THE PROBLEM:
Please determine how many lines of the material include the word "seaborn", and respond with nothing but that number.
::::::::
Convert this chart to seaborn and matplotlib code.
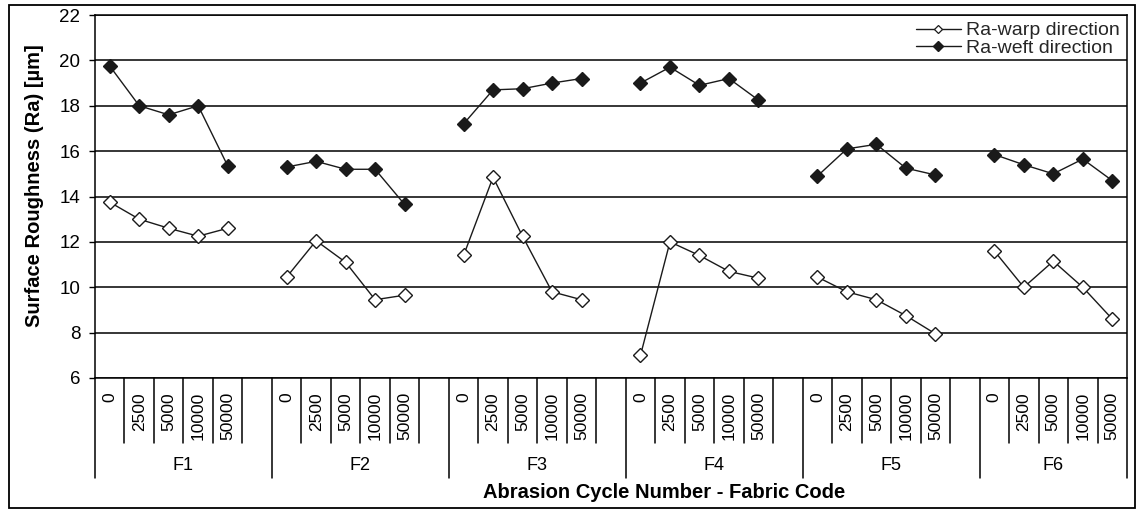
import matplotlib
matplotlib.use("Agg")
import matplotlib.pyplot as plt
import seaborn as sns
import pandas as pd
from matplotlib.lines import Line2D
from matplotlib.patches import Rectangle

# ---- data -------------------------------------------------------------
fabrics = ["F1", "F2", "F3", "F4", "F5", "F6"]
cycles = ["0", "2500", "5000", "10000", "50000"]

ra_warp = [
    [13.75, 13.0, 12.6, 12.25, 12.6],
    [10.45, 12.05, 11.1, 9.45, 9.65],
    [11.4, 14.85, 12.25, 9.8, 9.45],
    [7.0, 12.0, 11.4, 10.7, 10.4],
    [10.45, 9.8, 9.45, 8.75, 7.95],
    [11.6, 10.0, 11.15, 10.0, 8.6],
]
ra_weft = [
    [19.75, 18.0, 17.6, 18.0, 15.35],
    [15.3, 15.55, 15.2, 15.2, 13.65],
    [17.2, 18.7, 18.75, 19.0, 19.2],
    [19.0, 19.7, 18.9, 19.2, 18.25],
    [14.9, 16.1, 16.3, 15.25, 14.95],
    [15.85, 15.4, 15.0, 15.65, 14.7],
]
series_names = ["Ra-warp direction", "Ra-weft direction"]

y_ticks = list(range(6, 23, 2))

# ---- long-form table: each fabric takes 5 slots plus one empty slot ----
slots_per_group = len(cycles) + 1
rows = []
for name, table in zip(series_names, [ra_warp, ra_weft]):
    for g, fab in enumerate(fabrics):
        for c, cyc in enumerate(cycles):
            rows.append({"direction": name, "fabric": fab, "cycle": cyc,
                         "pos": g * slots_per_group + c,
                         "value": table[g][c]})
df = pd.DataFrame(rows)
n_slots = slots_per_group * len(fabrics) - 1

# ---- figure -----------------------------------------------------------
W, H = 1141, 513
sns.set_theme(style="white")
plt.rcParams["font.family"] = ["Liberation Sans", "DejaVu Sans"]

fig = plt.figure(figsize=(W / 100, H / 100), dpi=100)
fig.patch.set_facecolor("white")
ax = fig.add_axes([95 / W, 1 - 378 / H, (1127 - 95) / W, (378 - 15) / H])

ink = "#1a1a1a"
styles = {
    "Ra-warp direction": dict(markerfacecolor="white"),
    "Ra-weft direction": dict(markerfacecolor=ink),
}
for name in series_names:
    sns.lineplot(data=df[df["direction"] == name], x="pos", y="value",
                 units="fabric", estimator=None, color=ink, linewidth=1.0,
                 marker="D", markersize=7.5, markeredgecolor=ink,
                 markeredgewidth=1.0, legend=False, ax=ax, zorder=3,
                 **styles[name])

# y axis
ax.set_ylim(6, 22)
ax.set_yticks(y_ticks)
ax.set_yticklabels([str(t) for t in y_ticks])
ax.yaxis.grid(True, color="black", linewidth=1.1)
ax.set_axisbelow(True)
ax.tick_params(axis="y", left=True, length=4.5, width=1.0, color="black",
               direction="out", pad=6, labelsize=13.5, labelcolor="black")

# x axis: category labels at slot centres, separators drawn at boundaries
ax.set_xlim(-0.5, n_slots - 0.5)
label_pos = []
label_txt = []
for g in range(len(fabrics)):
    for c, cyc in enumerate(cycles):
        label_pos.append(g * slots_per_group + c)
        label_txt.append(cyc)
ax.set_xticks(label_pos)
ax.set_xticklabels(label_txt, rotation=90, va="top", ha="center")
ax.tick_params(axis="x", length=0, pad=10, labelsize=12.5, labelcolor="black")
ax.set_xlabel("")
ax.set_ylabel("")

for sp in ax.spines.values():
    sp.set_color("black")
    sp.set_linewidth(1.1)

axis_h = 378 - 15
short_depth = (443 - 378) / axis_h
long_depth = (478 - 378) / axis_h
xt = ax.get_xaxis_transform()
for k in range(0, n_slots + 1):
    xb = k - 0.5
    is_long = (k % slots_per_group == 0) or k == n_slots
    depth = long_depth if is_long else short_depth
    ax.plot([xb, xb], [0, -depth], transform=xt, clip_on=False,
            color="black", linewidth=1.1)

group_y = -(465 - 378) / axis_h
for g, fab in enumerate(fabrics):
    first = g * slots_per_group - 0.5
    last = min((g + 1) * slots_per_group, n_slots) - 0.5
    ax.text((first + last) / 2, group_y, fab, transform=xt, ha="center",
            va="center", fontsize=13, color="black")

# legend
handles = [
    Line2D([], [], color=ink, linewidth=1.0, marker="D", markersize=4,
           markerfacecolor="white", markeredgecolor=ink, markeredgewidth=0.9),
    Line2D([], [], color=ink, linewidth=1.0, marker="D", markersize=5,
           markerfacecolor=ink, markeredgecolor=ink),
]
ax.legend(handles, series_names, loc="upper right", frameon=False,
          fontsize=14, handlelength=2.3, handletextpad=0.3,
          labelspacing=0.0, borderaxespad=0.2, borderpad=0.15)

# axis titles
fig.text(35 / W, 1 - 186 / H, "Surface Roughness (Ra) [µm]", rotation=90,
         ha="center", va="center", fontsize=14.5, fontweight="bold",
         color="black")
fig.text(664 / W, 1 - 492 / H, "Abrasion Cycle Number - Fabric Code",
         ha="center", va="center", fontsize=14.5, fontweight="bold",
         color="black")

# chart frame
fig.add_artist(Rectangle((9 / W, 1 - 508 / H), (1135 - 9) / W, (508 - 5) / H,
                         transform=fig.transFigure, fill=False,
                         edgecolor="black", linewidth=1.3))

fig.savefig("out.png", dpi=100)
::::::::
FINISHED TASK:
2